* INSTRUCTION: Repeat, exactly and completely, the material that follows. Omit the pictures.

==== GIVEN RECORDS

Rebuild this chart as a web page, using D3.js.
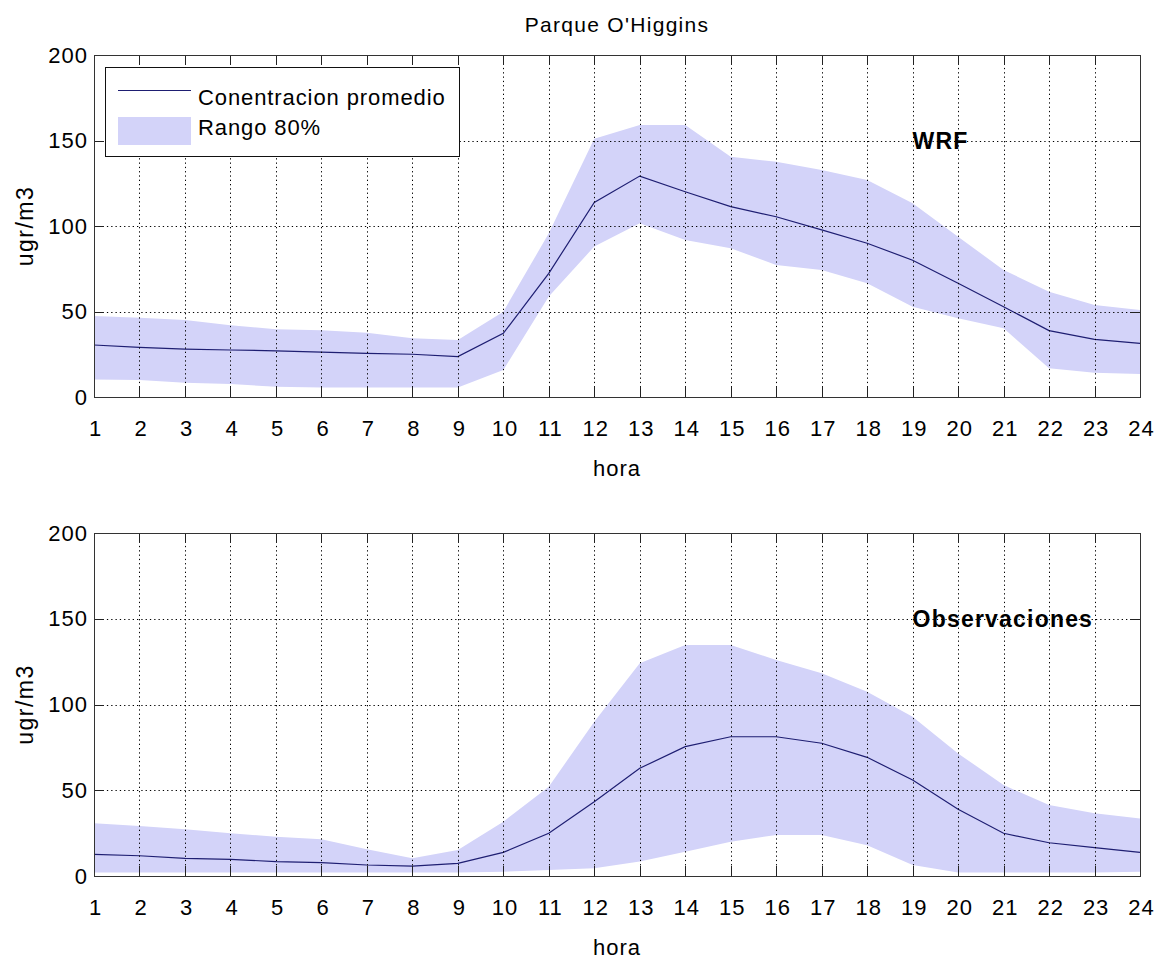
<!DOCTYPE html>
<html>
<head>
<meta charset="utf-8">
<script src="https://cdn.jsdelivr.net/npm/d3@7"></script>
<style>
  html, body { margin: 0; padding: 0; background: #ffffff; }
  svg { display: block; }
  text { font-family: "Liberation Sans", Arial, Helvetica, sans-serif; fill: #000; }
</style>
</head>
<body>
<svg id="chart" width="1155" height="959"></svg>
<script>
// ---- data ----
const hours = [1,2,3,4,5,6,7,8,9,10,11,12,13,14,15,16,17,18,19,20,21,22,23,24];
const yTicks = [0, 50, 100, 150, 200];

const wrfMean  = [30.4,29,28,27.5,27,26.3,25.5,25,23.6,37.2,72.3,113.8,129.2,120,111.3,105.4,97.7,89.9,80,66.5,52.8,38.8,33.7,31.4];
const wrfUpper = [47.4,46.4,45,42,39.6,39,37.6,34.3,33.3,49.9,95.7,151,159,159,140.5,137.6,132.7,126.9,113.3,93.7,74.3,61.6,53.8,50.9];
const wrfLower = [10.3,10,8.4,7.6,6,5.5,5.5,5.5,5.5,15.8,58.7,88,101.6,91.8,87,77.2,74.3,66.5,52.8,46,40.2,16.8,14.2,13.5];

const obsMean  = [12.6,11.8,10.3,9.7,8.4,7.8,6.4,5.8,7.4,13.8,24.9,43.3,62.8,75.4,81.2,81.2,77.4,69.2,56,38.9,24.9,19.4,16.5,13.8];
const obsUpper = [30.7,29.2,27.2,24.9,22.9,21.4,15.6,10.3,15.2,31.7,52,90,124,134.7,134.7,126,118.2,107.5,92.9,71.5,53,41.4,36.6,33.6];
const obsLower = [2,2,2,2,2,2,2,2,2,2.5,3.5,4.5,8.4,14.2,20,23.9,23.9,18,6.4,2,2,2,2,2.5];

const titleText = "Parque O'Higgins";
const xLabel = "hora";
const yLabel = "ugr/m3";
const legendLabels = ["Conentracion promedio", "Rango 80%"];
const panelLabels = ["WRF", "Observaciones"];

// ---- styles ----
const fillColor = "#d3d3f9";
const lineColor = "#1e1e72";
const fontSize = 21;

const svg = d3.select("#chart");
const x = d3.scaleLinear().domain([1, 24]).range([94, 1140]);

svg.append("text")
  .attr("x", 617).attr("y", 32)
  .attr("text-anchor", "middle")
  .attr("font-size", 21).attr("letter-spacing", 1.3)
  .text(titleText);

function panel(top, bottom, mean, upper, lower, label, withLegend) {
  const y = d3.scaleLinear().domain([0, 200]).range([bottom, top]);
  const g = svg.append("g");
  const idx = d3.range(hours.length);

  // band
  g.append("path")
    .attr("d", d3.area()
      .x(i => x(hours[i]))
      .y0(i => y(lower[i]))
      .y1(i => y(upper[i]))(idx))
    .attr("fill", fillColor)
    .attr("stroke", "none");

  // mean line
  g.append("path")
    .attr("d", d3.line()
      .x(i => x(hours[i]))
      .y(i => y(mean[i]))(idx))
    .attr("fill", "none")
    .attr("stroke", lineColor)
    .attr("stroke-width", 1.2);

  // grid (dotted) over data
  const grid = g.append("g").attr("stroke", "#000").attr("stroke-width", 1)
    .attr("stroke-dasharray", "1.3,3");
  hours.slice(1, -1).forEach(h => {
    grid.append("line")
      .attr("x1", Math.round(x(h)) + 0.5).attr("x2", Math.round(x(h)) + 0.5)
      .attr("y1", top).attr("y2", bottom);
  });
  yTicks.slice(1, -1).forEach(v => {
    grid.append("line")
      .attr("y1", Math.round(y(v)) + 0.5).attr("y2", Math.round(y(v)) + 0.5)
      .attr("x1", x(1)).attr("x2", x(24));
  });

  // inner ticks
  const tk = g.append("g").attr("stroke", "#222").attr("stroke-width", 1);
  hours.forEach(h => {
    const xx = Math.round(x(h)) + 0.5;
    tk.append("line").attr("x1", xx).attr("x2", xx).attr("y1", bottom).attr("y2", bottom - 10);
    tk.append("line").attr("x1", xx).attr("x2", xx).attr("y1", top).attr("y2", top + 10);
  });
  yTicks.forEach(v => {
    const yy = Math.round(y(v)) + 0.5;
    tk.append("line").attr("x1", x(1)).attr("x2", x(1) + 10).attr("y1", yy).attr("y2", yy);
    tk.append("line").attr("x1", x(24)).attr("x2", x(24) - 10).attr("y1", yy).attr("y2", yy);
  });

  // box
  g.append("rect")
    .attr("x", x(1) + 0.5).attr("y", top + 0.5)
    .attr("width", x(24) - x(1)).attr("height", bottom - top)
    .attr("fill", "none").attr("stroke", "#333").attr("stroke-width", 1);

  // axes labels via d3 axes
  const ax = g.append("g").attr("transform", `translate(0,${bottom})`)
    .call(d3.axisBottom(x).tickValues(hours).tickFormat(d3.format("d")).tickSize(0).tickPadding(23));
  const ay = g.append("g").attr("transform", `translate(${x(1)},0)`)
    .call(d3.axisLeft(y).tickValues(yTicks).tickFormat(d3.format("d")).tickSize(0).tickPadding(6));
  [ax, ay].forEach(a => {
    a.select(".domain").remove();
    a.selectAll("text").attr("font-size", 22).attr("letter-spacing", 1)
      .attr("font-family", "Liberation Sans, Arial, sans-serif").attr("fill", "#000");
  });
  ax.selectAll("text").attr("dx", "0.05em");

  // axis titles
  g.append("text")
    .attr("x", 617).attr("y", bottom + 79)
    .attr("text-anchor", "middle")
    .attr("font-size", 22).attr("letter-spacing", 1)
    .text(xLabel);
  g.append("text")
    .attr("transform", `translate(33,${(top + bottom) / 2}) rotate(-90)`)
    .attr("text-anchor", "middle")
    .attr("font-size", 23).attr("letter-spacing", 1.5)
    .text(yLabel);

  // panel label
  g.append("text")
    .attr("x", x(19)).attr("y", y(150))
    .attr("dy", "0.36em")
    .attr("font-size", 23).attr("font-weight", "bold").attr("letter-spacing", 1.2)
    .text(label);

  if (withLegend) {
    const lg = g.append("g");
    lg.append("rect").attr("x", 105.5).attr("y", 67.5).attr("width", 354).attr("height", 89)
      .attr("fill", "#fff").attr("stroke", "#111").attr("stroke-width", 1);
    lg.append("line").attr("x1", 118).attr("x2", 191).attr("y1", 90.5).attr("y2", 90.5)
      .attr("stroke", lineColor).attr("stroke-width", 1.2);
    lg.append("rect").attr("x", 118).attr("y", 117).attr("width", 73).attr("height", 28)
      .attr("fill", fillColor);
    lg.append("text").attr("x", 198).attr("y", 105)
      .attr("font-size", 22).attr("letter-spacing", 0.9).text(legendLabels[0]);
    lg.append("text").attr("x", 198).attr("y", 135)
      .attr("font-size", 22).attr("letter-spacing", 0.9).text(legendLabels[1]);
  }
}

panel(55, 397, wrfMean, wrfUpper, wrfLower, panelLabels[0], true);
panel(533, 876, obsMean, obsUpper, obsLower, panelLabels[1], false);
</script>
</body>
</html>
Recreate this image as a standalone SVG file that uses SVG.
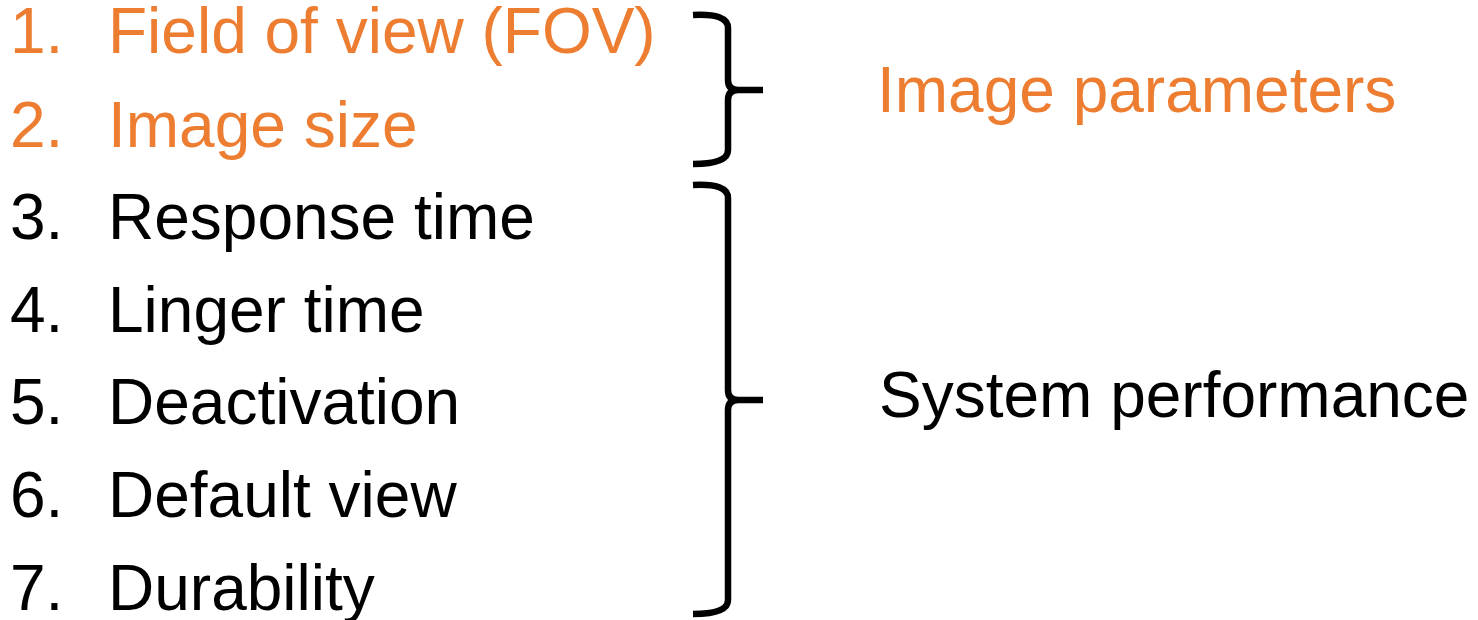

========

* SOLVED PROBLEM:
Rebuild this chart as a web page, using D3.js.
<!DOCTYPE html>
<html>
<head>
<meta charset="utf-8">
<script src="https://cdn.jsdelivr.net/npm/d3@7"></script>
<style>
  html, body { margin: 0; padding: 0; background: #ffffff; }
  svg { display: block; }
  text { font-family: "Liberation Sans", Arial, Helvetica, sans-serif; fill: #000; }
</style>
</head>
<body>
<svg id="chart" width="1155" height="959"></svg>
<script>
// ---- data ----
const hours = [1,2,3,4,5,6,7,8,9,10,11,12,13,14,15,16,17,18,19,20,21,22,23,24];
const yTicks = [0, 50, 100, 150, 200];

const wrfMean  = [30.4,29,28,27.5,27,26.3,25.5,25,23.6,37.2,72.3,113.8,129.2,120,111.3,105.4,97.7,89.9,80,66.5,52.8,38.8,33.7,31.4];
const wrfUpper = [47.4,46.4,45,42,39.6,39,37.6,34.3,33.3,49.9,95.7,151,159,159,140.5,137.6,132.7,126.9,113.3,93.7,74.3,61.6,53.8,50.9];
const wrfLower = [10.3,10,8.4,7.6,6,5.5,5.5,5.5,5.5,15.8,58.7,88,101.6,91.8,87,77.2,74.3,66.5,52.8,46,40.2,16.8,14.2,13.5];

const obsMean  = [12.6,11.8,10.3,9.7,8.4,7.8,6.4,5.8,7.4,13.8,24.9,43.3,62.8,75.4,81.2,81.2,77.4,69.2,56,38.9,24.9,19.4,16.5,13.8];
const obsUpper = [30.7,29.2,27.2,24.9,22.9,21.4,15.6,10.3,15.2,31.7,52,90,124,134.7,134.7,126,118.2,107.5,92.9,71.5,53,41.4,36.6,33.6];
const obsLower = [2,2,2,2,2,2,2,2,2,2.5,3.5,4.5,8.4,14.2,20,23.9,23.9,18,6.4,2,2,2,2,2.5];

const titleText = "Parque O'Higgins";
const xLabel = "hora";
const yLabel = "ugr/m3";
const legendLabels = ["Conentracion promedio", "Rango 80%"];
const panelLabels = ["WRF", "Observaciones"];

// ---- styles ----
const fillColor = "#d3d3f9";
const lineColor = "#1e1e72";
const fontSize = 21;

const svg = d3.select("#chart");
const x = d3.scaleLinear().domain([1, 24]).range([94, 1140]);

svg.append("text")
  .attr("x", 617).attr("y", 32)
  .attr("text-anchor", "middle")
  .attr("font-size", 21).attr("letter-spacing", 1.3)
  .text(titleText);

function panel(top, bottom, mean, upper, lower, label, withLegend) {
  const y = d3.scaleLinear().domain([0, 200]).range([bottom, top]);
  const g = svg.append("g");
  const idx = d3.range(hours.length);

  // band
  g.append("path")
    .attr("d", d3.area()
      .x(i => x(hours[i]))
      .y0(i => y(lower[i]))
      .y1(i => y(upper[i]))(idx))
    .attr("fill", fillColor)
    .attr("stroke", "none");

  // mean line
  g.append("path")
    .attr("d", d3.line()
      .x(i => x(hours[i]))
      .y(i => y(mean[i]))(idx))
    .attr("fill", "none")
    .attr("stroke", lineColor)
    .attr("stroke-width", 1.2);

  // grid (dotted) over data
  const grid = g.append("g").attr("stroke", "#000").attr("stroke-width", 1)
    .attr("stroke-dasharray", "1.3,3");
  hours.slice(1, -1).forEach(h => {
    grid.append("line")
      .attr("x1", Math.round(x(h)) + 0.5).attr("x2", Math.round(x(h)) + 0.5)
      .attr("y1", top).attr("y2", bottom);
  });
  yTicks.slice(1, -1).forEach(v => {
    grid.append("line")
      .attr("y1", Math.round(y(v)) + 0.5).attr("y2", Math.round(y(v)) + 0.5)
      .attr("x1", x(1)).attr("x2", x(24));
  });

  // inner ticks
  const tk = g.append("g").attr("stroke", "#222").attr("stroke-width", 1);
  hours.forEach(h => {
    const xx = Math.round(x(h)) + 0.5;
    tk.append("line").attr("x1", xx).attr("x2", xx).attr("y1", bottom).attr("y2", bottom - 10);
    tk.append("line").attr("x1", xx).attr("x2", xx).attr("y1", top).attr("y2", top + 10);
  });
  yTicks.forEach(v => {
    const yy = Math.round(y(v)) + 0.5;
    tk.append("line").attr("x1", x(1)).attr("x2", x(1) + 10).attr("y1", yy).attr("y2", yy);
    tk.append("line").attr("x1", x(24)).attr("x2", x(24) - 10).attr("y1", yy).attr("y2", yy);
  });

  // box
  g.append("rect")
    .attr("x", x(1) + 0.5).attr("y", top + 0.5)
    .attr("width", x(24) - x(1)).attr("height", bottom - top)
    .attr("fill", "none").attr("stroke", "#333").attr("stroke-width", 1);

  // axes labels via d3 axes
  const ax = g.append("g").attr("transform", `translate(0,${bottom})`)
    .call(d3.axisBottom(x).tickValues(hours).tickFormat(d3.format("d")).tickSize(0).tickPadding(23));
  const ay = g.append("g").attr("transform", `translate(${x(1)},0)`)
    .call(d3.axisLeft(y).tickValues(yTicks).tickFormat(d3.format("d")).tickSize(0).tickPadding(6));
  [ax, ay].forEach(a => {
    a.select(".domain").remove();
    a.selectAll("text").attr("font-size", 22).attr("letter-spacing", 1)
      .attr("font-family", "Liberation Sans, Arial, sans-serif").attr("fill", "#000");
  });
  ax.selectAll("text").attr("dx", "0.05em");

  // axis titles
  g.append("text")
    .attr("x", 617).attr("y", bottom + 79)
    .attr("text-anchor", "middle")
    .attr("font-size", 22).attr("letter-spacing", 1)
    .text(xLabel);
  g.append("text")
    .attr("transform", `translate(33,${(top + bottom) / 2}) rotate(-90)`)
    .attr("text-anchor", "middle")
    .attr("font-size", 23).attr("letter-spacing", 1.5)
    .text(yLabel);

  // panel label
  g.append("text")
    .attr("x", x(19)).attr("y", y(150))
    .attr("dy", "0.36em")
    .attr("font-size", 23).attr("font-weight", "bold").attr("letter-spacing", 1.2)
    .text(label);

  if (withLegend) {
    const lg = g.append("g");
    lg.append("rect").attr("x", 105.5).attr("y", 67.5).attr("width", 354).attr("height", 89)
      .attr("fill", "#fff").attr("stroke", "#111").attr("stroke-width", 1);
    lg.append("line").attr("x1", 118).attr("x2", 191).attr("y1", 90.5).attr("y2", 90.5)
      .attr("stroke", lineColor).attr("stroke-width", 1.2);
    lg.append("rect").attr("x", 118).attr("y", 117).attr("width", 73).attr("height", 28)
      .attr("fill", fillColor);
    lg.append("text").attr("x", 198).attr("y", 105)
      .attr("font-size", 22).attr("letter-spacing", 0.9).text(legendLabels[0]);
    lg.append("text").attr("x", 198).attr("y", 135)
      .attr("font-size", 22).attr("letter-spacing", 0.9).text(legendLabels[1]);
  }
}

panel(55, 397, wrfMean, wrfUpper, wrfLower, panelLabels[0], true);
panel(533, 876, obsMean, obsUpper, obsLower, panelLabels[1], false);
</script>
</body>
</html>
Recreate this image as a standalone SVG file that uses SVG.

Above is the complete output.